Out of this World
Mac Rogers' Honeycomb trilogy continues with Blast Radius
By Doug Strassler
Blast Radius is the second installment in a trilogy devised by Mac Rogers that defies typical categorization. It's firmly steeped in the tenets of science fiction, but sidesteps the need for flashy special effects. There are familial and romantic relationships at play, but they rarely fall into the trappings of melodrama. So what is it, exactly? Space philosophy comes closest to describing this entertaining work from the indie theatre group Gideon Productions at Long Island City's Secret Theatre. And yet there's no point trying to box in a work that comes from an author so clearly thinking outside of the box.
Introductory text in the program catches the audience up from where Advance Man, the first part of Rogers' "Honeycomb trilogy" (this title makes more sense for those who have seen the works, and I run the risk of revealing too much if I try to describe it here). Blast picks up nearly two decades afterward, and an alien race has taken over Earth. Millions have been murdered, and among the living, families have been segregated and forced to live under an oppressive governing body.
A resistance movement has been formed in a home for pregnant women, whom these aliens leave alone. (Aside for one hilarious prop gag, the aliens remain largely unseen.) Ronnie (an occasionally shrill but convincing Becky Byers), whom we first met in Advance Man as the daughter of one of the astronauts who made first contact with these dangerous aliens, spearheads this group, which increasingly puts her at odds with brother Abbie (a layered David Rosenblatt). Abbie seems to be drawn to the dark side, questioning the same human instincts and traditions the more than Ronnie and her renegades try to protect.
Director Jordana Williams focuses on the show's emotional core in order to keep the audience engaged.
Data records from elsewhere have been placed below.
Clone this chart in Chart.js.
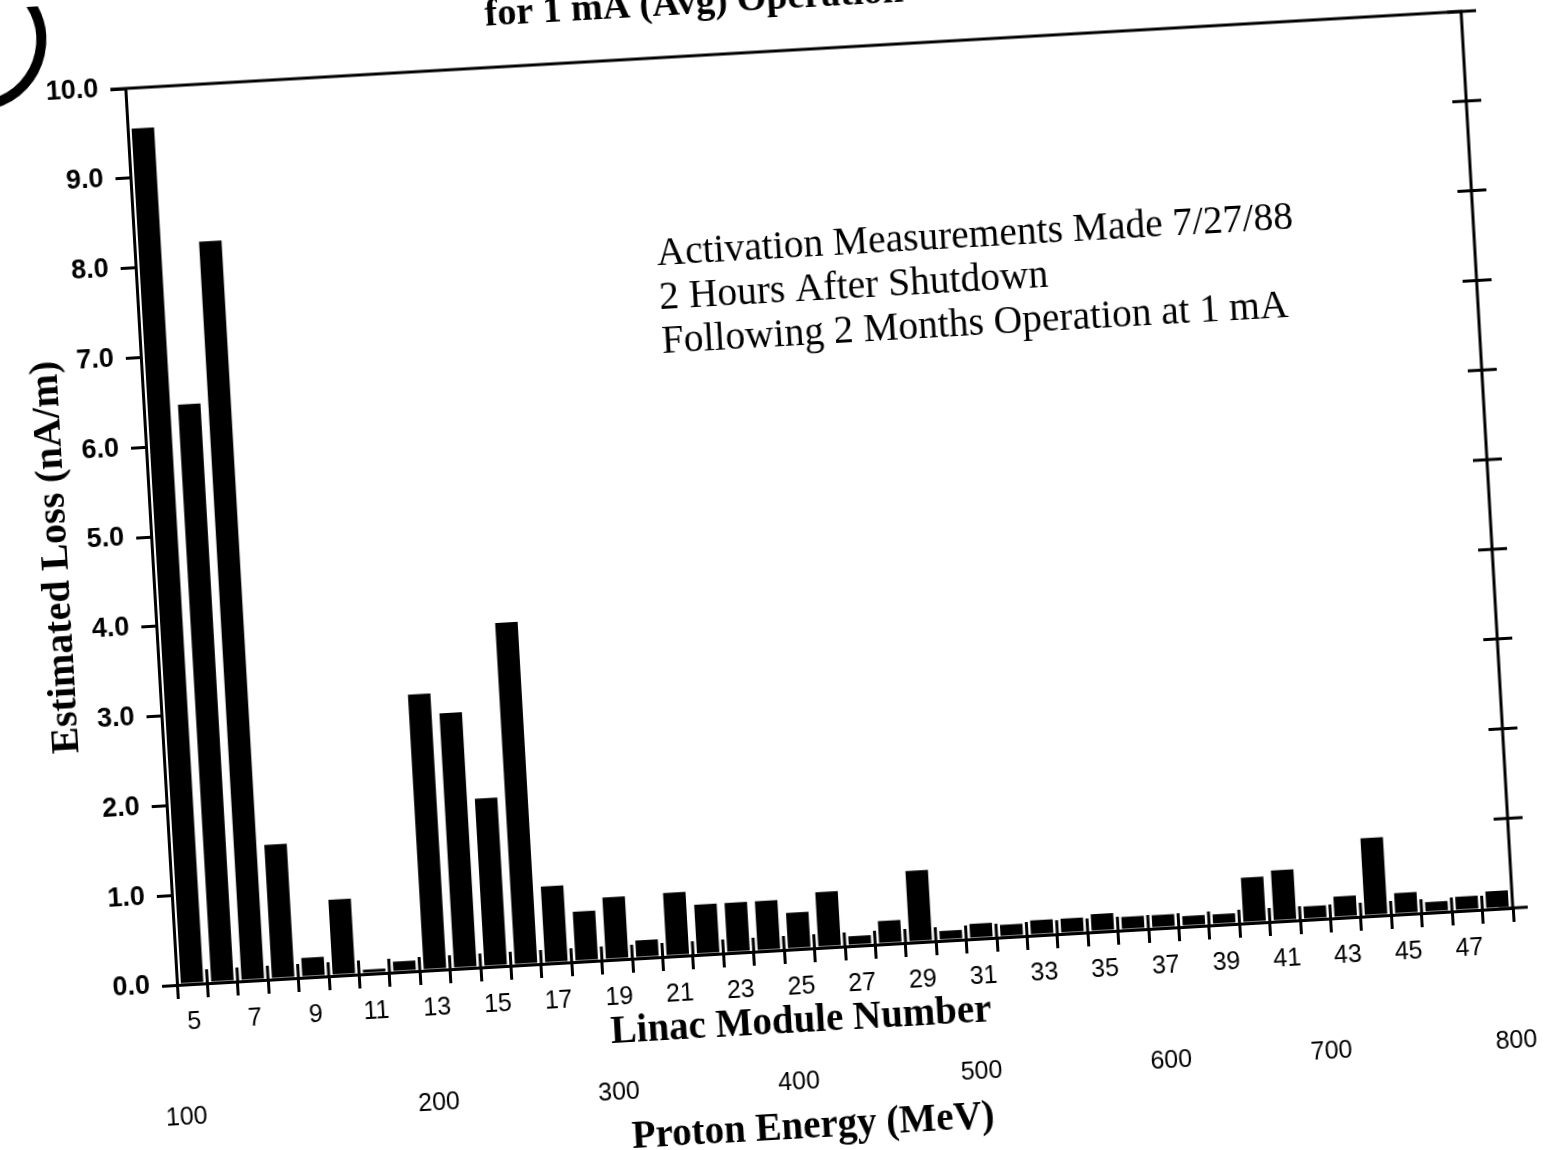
<!DOCTYPE html>
<html lang="en">
<head>
<meta charset="UTF-8">
<title>Estimated Loss by Linac Module</title>
<script src="https://cdn.jsdelivr.net/npm/chart.js"></script>
<style>
  html, body { margin: 0; padding: 0; background: #fff; overflow: hidden; width: 1549px; height: 1150px; }
  /* the scanned sheet sits a little skewed, so the whole drawing is turned about the plot origin */
  #page { position: absolute; left: 0; top: 0; width: 1600px; height: 1250px;
          transform-origin: 177px 985px; transform: rotate(-3.3deg); }
  canvas { display: block; }
</style>
</head>
<body>
<div id="page"><canvas id="chart" width="1600" height="1250"></canvas></div>

<script>
  const modules = [5, 6, 7, 8, 9, 10, 11, 12, 13, 14, 15, 16, 17, 18, 19, 20, 21, 22, 23, 24, 25, 26,
                   27, 28, 29, 30, 31, 32, 33, 34, 35, 36, 37, 38, 39, 40, 41, 42, 43, 44, 45, 46, 47, 48];
  const loss = [9.55, 6.45, 8.25, 1.50, 0.22, 0.85, 0.05, 0.12, 3.08, 2.85, 1.88, 3.82, 0.86, 0.56,
                0.70, 0.20, 0.71, 0.56, 0.56, 0.56, 0.41, 0.62, 0.11, 0.26, 0.80, 0.11, 0.17, 0.14,
                0.17, 0.17, 0.20, 0.15, 0.15, 0.12, 0.12, 0.51, 0.57, 0.15, 0.24, 0.87, 0.24, 0.12,
                0.16, 0.20];
  const energyLabels = ['100', '200', '300', '400', '500', '600', '700', '800'];
  // module position (in module units) under which each energy label sits
  const energyAt = [4.57, 12.88, 18.81, 24.74, 30.75, 37.0, 42.28, 48.37];
  const noteLines = ['Activation Measurements Made 7/27/88',
                     '2 Hours After Shutdown',
                     'Following 2 Months Operation at 1 mA'];

  const SERIF = '"Liberation Serif", "Times New Roman", serif';
  const SANS = '"Liberation Sans", Arial, sans-serif';

  const decor = {
    id: 'decor',
    afterDraw(chart) {
      const { ctx, chartArea: a, scales: { x, y } } = chart;
      ctx.save();
      ctx.strokeStyle = '#000';
      ctx.fillStyle = '#000';

      // top and right frame
      ctx.lineWidth = 3;
      ctx.beginPath();
      ctx.moveTo(a.left - 15, a.top);
      ctx.lineTo(a.right, a.top);
      ctx.lineTo(a.right, a.bottom);
      ctx.stroke();

      // right frame ticks cross the line, x boundary ticks poke up into the plot
      ctx.beginPath();
      for (let v = 0; v <= 10; v++) {
        const py = y.getPixelForValue(v);
        ctx.moveTo(a.right - 14, py);
        ctx.lineTo(a.right + 15, py);
      }
      const half = (x.getPixelForValue(1) - x.getPixelForValue(0)) / 2;
      for (let i = 1; i < modules.length; i++) {
        const px = x.getPixelForValue(i) - half;
        ctx.moveTo(px, a.bottom);
        ctx.lineTo(px, a.bottom - 14);
      }
      ctx.stroke();

      // proton energy scale
      ctx.textAlign = 'center';
      ctx.textBaseline = 'middle';
      ctx.font = '25px ' + SANS;
      energyLabels.forEach((t, i) => {
        ctx.fillText(t, x.getPixelForValue(energyAt[i] - modules[0]), a.bottom + 133);
      });

      ctx.font = 'bold 39px ' + SERIF;
      ctx.fillText('Linac Module Number', 798, a.bottom + 73);
      ctx.fillText('Proton Energy (MeV)', 804, a.bottom + 179);

      ctx.save();
      ctx.translate(82, 551);
      ctx.rotate(-Math.PI / 2);
      ctx.font = 'bold 40px ' + SERIF;
      ctx.fillText('Estimated Loss (nA/m)', 0, 0);
      ctx.restore();

      ctx.textAlign = 'left';
      ctx.font = '39.5px ' + SERIF;
      noteLines.forEach((t, i) => ctx.fillText(t, 698, 284 + i * 44));

      // title line, mostly off the top of the sheet
      ctx.textBaseline = 'alphabetic';
      ctx.font = 'bold 38px ' + SERIF;
      ctx.fillText('for 1 mA (Avg) Operation', 540, 45);

      // binder hole mark at the corner
      ctx.lineWidth = 10;
      ctx.beginPath();
      ctx.arc(30, 30, 66, -1.3, 1.35);
      ctx.stroke();

      ctx.restore();
    }
  };

  new Chart(document.getElementById('chart'), {
    type: 'bar',
    data: {
      labels: modules.map(String),
      datasets: [{
        data: loss,
        backgroundColor: '#000',
        borderWidth: 0,
        barPercentage: 0.74,
        categoryPercentage: 1.0
      }]
    },
    options: {
      responsive: false,
      devicePixelRatio: 1,
      animation: false,
      layout: { padding: { left: 0, top: 87, right: 85, bottom: 205 } },
      plugins: { legend: { display: false }, tooltip: { enabled: false }, title: { display: false } },
      scales: {
        x: {
          type: 'category',
          offset: true,
          grid: { offset: true, drawOnChartArea: false, tickLength: 14, lineWidth: 3, color: '#000' },
          border: { display: true, color: '#000', width: 3 },
          ticks: {
            autoSkip: false, maxRotation: 0, minRotation: 0, padding: 9, color: '#000',
            font: { family: SANS, size: 25 },
            callback: (v, i) => (modules[i] % 2 === 1 ? String(modules[i]) : '')
          },
          afterFit: s => { s.height = 60; }
        },
        y: {
          min: 0,
          max: 10,
          grid: { drawOnChartArea: false, tickLength: 15, lineWidth: 3, color: '#000' },
          border: { display: true, color: '#000', width: 3 },
          ticks: {
            stepSize: 1, padding: 12, color: '#000',
            font: { family: SANS, size: 27, weight: 'bold' },
            callback: v => v.toFixed(1)
          },
          afterFit: s => { s.width = 177; }
        }
      }
    },
    plugins: [decor]
  });
</script>
</body>
</html>
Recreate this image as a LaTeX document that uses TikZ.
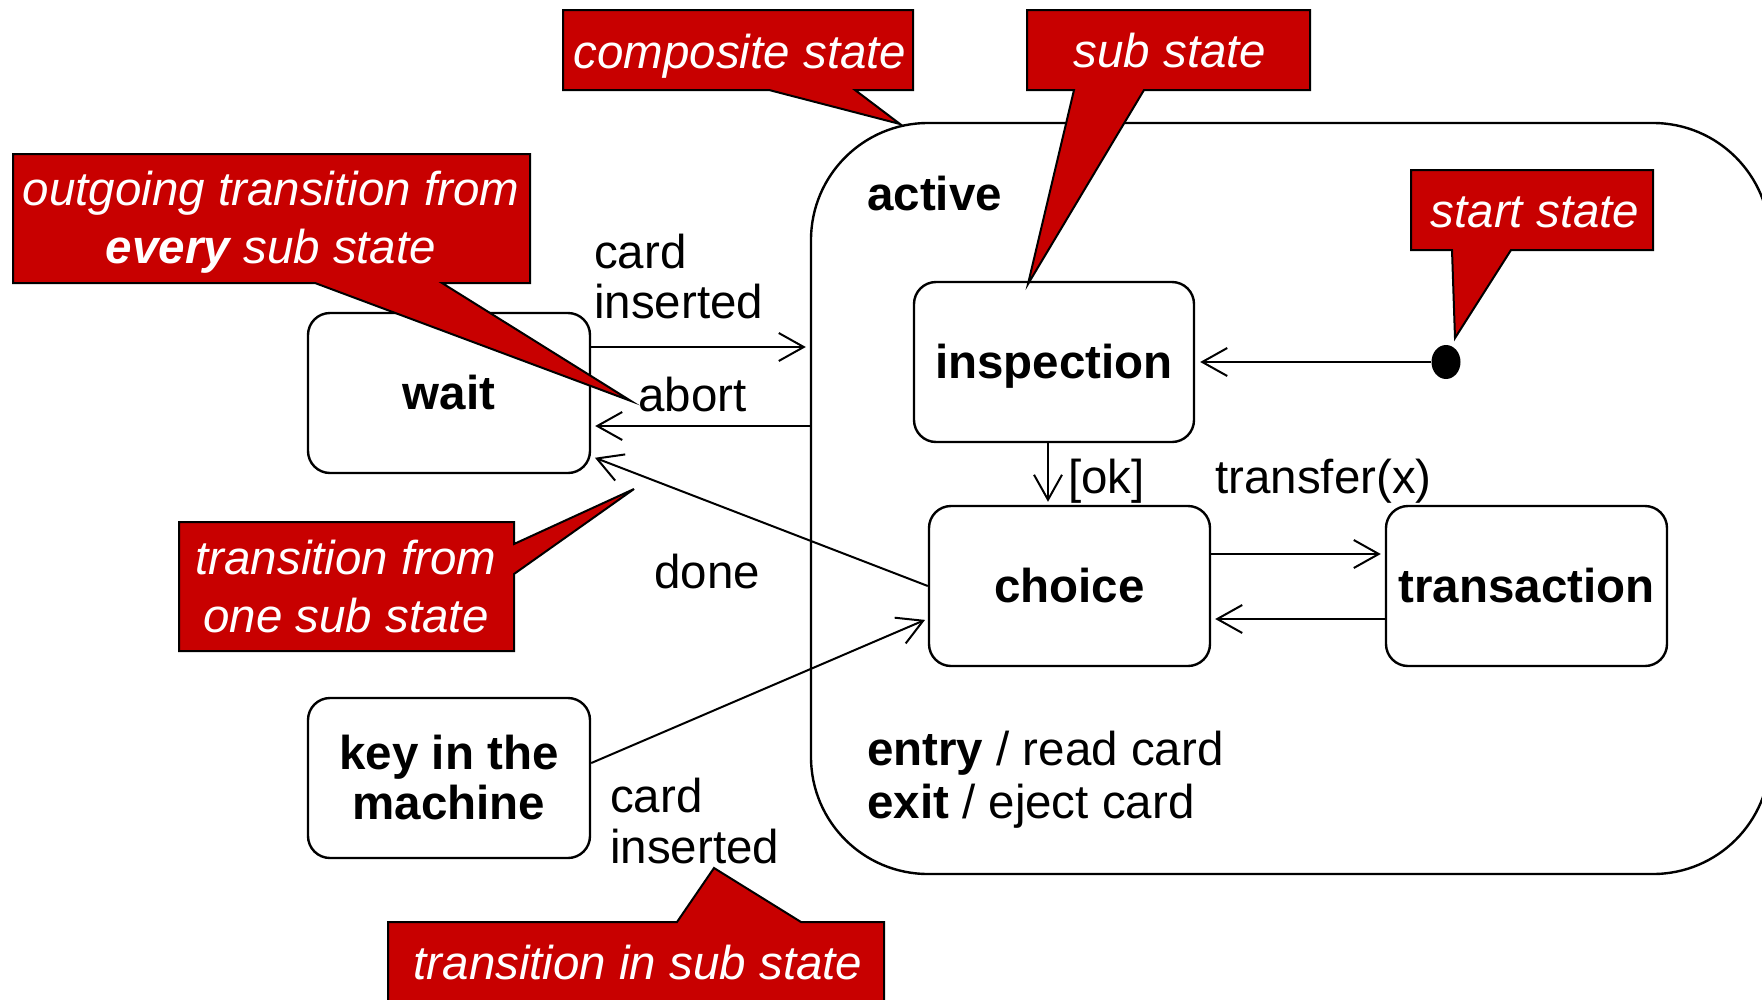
\documentclass[tikz,border=0pt]{standalone}
\usepackage{fontspec}
\setmainfont{Liberation Sans}
\usetikzlibrary{arrows.meta,calc,shapes.geometric}
\definecolor{callred}{RGB}{200,0,0}
\begin{document}
\begin{tikzpicture}[x=1pt,y=-1pt,
  statebox/.style={draw, line width=2.4pt, rounded corners=22pt, fill=white,
    minimum width=282pt, minimum height=160pt, inner sep=0pt},
  state/.style={statebox, font=\fontsize{47.5}{50}\selectfont\bfseries, text height=33pt, text depth=0pt},
  lbl/.style={inner sep=0pt, anchor=base west, align=left, font=\fontsize{47.5}{50}\selectfont},
  arr/.style={line width=2pt, -{Straight Barb[length=25pt,width=28pt,line width=2pt]}},
  callout/.style={fill=callred, draw=black, line width=2pt, line join=miter},
  ctext/.style={inner sep=0pt, anchor=base, align=center, text=white,
    font=\fontsize{47.5}{58}\selectfont\itshape}]
\useasboundingbox (0,0) rectangle (1762,999);

% composite state
\node[draw, line width=2.4pt, rounded corners=117pt, minimum width=959pt,
  minimum height=751pt, inner sep=0pt] (active) at (1290.5,498.5) {};
\node[lbl, font=\fontsize{47.5}{50}\selectfont\bfseries] (activelbl) at (867,210) {active};
\node[lbl, font=\fontsize{47.5}{53}\selectfont] (entryexit) at (867,818) {\textbf{entry} / read card\\\textbf{exit} / eject card};

% states
\node[state] (wait) at (449,393) {wait};
\node[statebox, align=center, font=\fontsize{47.5}{50}\selectfont\bfseries] (key) at (449,778) {key in the\\machine};
\node[state, minimum width=280pt] (inspection) at (1054,362) {inspection};
\node[state, minimum width=281pt] (choice) at (1069.5,586) {choice};
\node[state, minimum width=281pt] (transaction) at (1526.5,586) {transaction};
\node[ellipse, fill=black, inner sep=0pt, minimum width=29pt, minimum height=34pt] (start) at (1446,362) {};

% transitions
\draw[arr, shorten >=5pt] (start) -- (inspection.east);
\draw[arr, shorten >=3pt] ([xshift=-6pt]inspection.south) -- ([xshift=-6pt]inspection.south |- choice.north);
\draw[arr, shorten >=4pt] ([yshift=32pt]choice.east) -- ([yshift=32pt]choice.east -| transaction.west);
\draw[arr, shorten >=4pt] ([yshift=-33pt]transaction.west) -- ([yshift=-33pt]transaction.west -| choice.east);
\draw[arr, shorten >=4pt] ([yshift=46pt]wait.east) -- ([yshift=46pt]wait.east -| active.west);
\draw[arr, shorten >=4pt] ([yshift=-33pt]wait.east -| active.west) -- ([yshift=-33pt]wait.east);
\draw[arr, shorten >=4pt] (choice.west) -- (wait.-24);
\draw[arr, shorten >=3pt] (key.6.5) -- (choice.193);

% transition labels
\node[lbl] (l1) at (594,318) {card\\inserted};
\node[lbl] (l2) at (638,411) {abort};
\node[lbl] (l3) at (654,588) {done};
\node[lbl, font=\fontsize{47.5}{51}\selectfont] (l4) at (610,863) {card\\inserted};
\node[lbl] (l5) at (1068,493) {[ok]};
\node[lbl] (l6) at (1215,493) {transfer(x)};

% callouts
\draw[callout] (563,10) -- (913,10) -- (913,90) -- (855,90) -- (900,124) -- (769,90) -- (563,90) -- cycle;
\node[ctext] (c1) at (740,68) {composite state};
\draw[callout] (1027,10) -- (1310,10) -- (1310,90) -- (1144,90) -- (1028,284) -- (1074,90) -- (1027,90) -- cycle;
\node[ctext] (c2) at (1170,67) {sub state};
\draw[callout] (1411,170) -- (1653,170) -- (1653,250) -- (1511,250) -- (1455,338) -- (1452,250) -- (1411,250) -- cycle;
\node[ctext] (c3) at (1535,227) {start state};
\draw[callout] (13,154) -- (530,154) -- (530,283) -- (442,283) -- (631,401) -- (315,283) -- (13,283) -- cycle;
\node[ctext] (c4) at (271,263) {outgoing transition from\\\textbf{every} sub state};
\draw[callout] (179,522) -- (514,522) -- (514,544) -- (634,489) -- (514,574) -- (514,651) -- (179,651) -- cycle;
\node[ctext] (c5) at (346,632) {transition from\\one sub state};
\draw[callout] (388,922) -- (677,922) -- (714,868) -- (801,922) -- (884,922) -- (884,1012) -- (388,1012) -- cycle;
\node[ctext] (c6) at (638,979) {transition in sub state};
\end{tikzpicture}
\end{document}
Fraying connections to one another and personal stakes provide the heart of this work, not extra-terrestrial attacks. (Blast also improves upon its predecessor by the absence of explanatory monologues like the one that cluttered the climax of Advance Man.) Rogers, too, is smart enough to know that Blast can't be all dialogue, either; cast member Joe Mathers nimbly choreographs some entertainingly violent fight scenes. (Zoe Morsette did the special effects here.) This entire ensemble, which includes stellar actors like Felicia J. Hudson, Mathers, Alisha Spielmann and Kristen Vaughn, treats Rogers' words like poetry. Jason Howard and Cotton Wright turn in particularly gripping, realistic performances.
And yet I worry that Rogers' savvy and all of Williams' considerable directorial resources aren't enough for this trilogy. Yes, Blast gets a suitable production at the Secret, thanks in no part to Sandy Yaklin's set and Jeanne Travis's sound design. This story is ultimately a sci-fi miniseries, given an Off-Off berth, and it doesn't do full justice to this ambitious work. It deserves a bigger budget and richer production values. Through nobody's fault here, Blast still feels a bit like a pantomime act. And audiences truly deserving to get the full impact of this work.
Which is why I can't wait for the conclusion.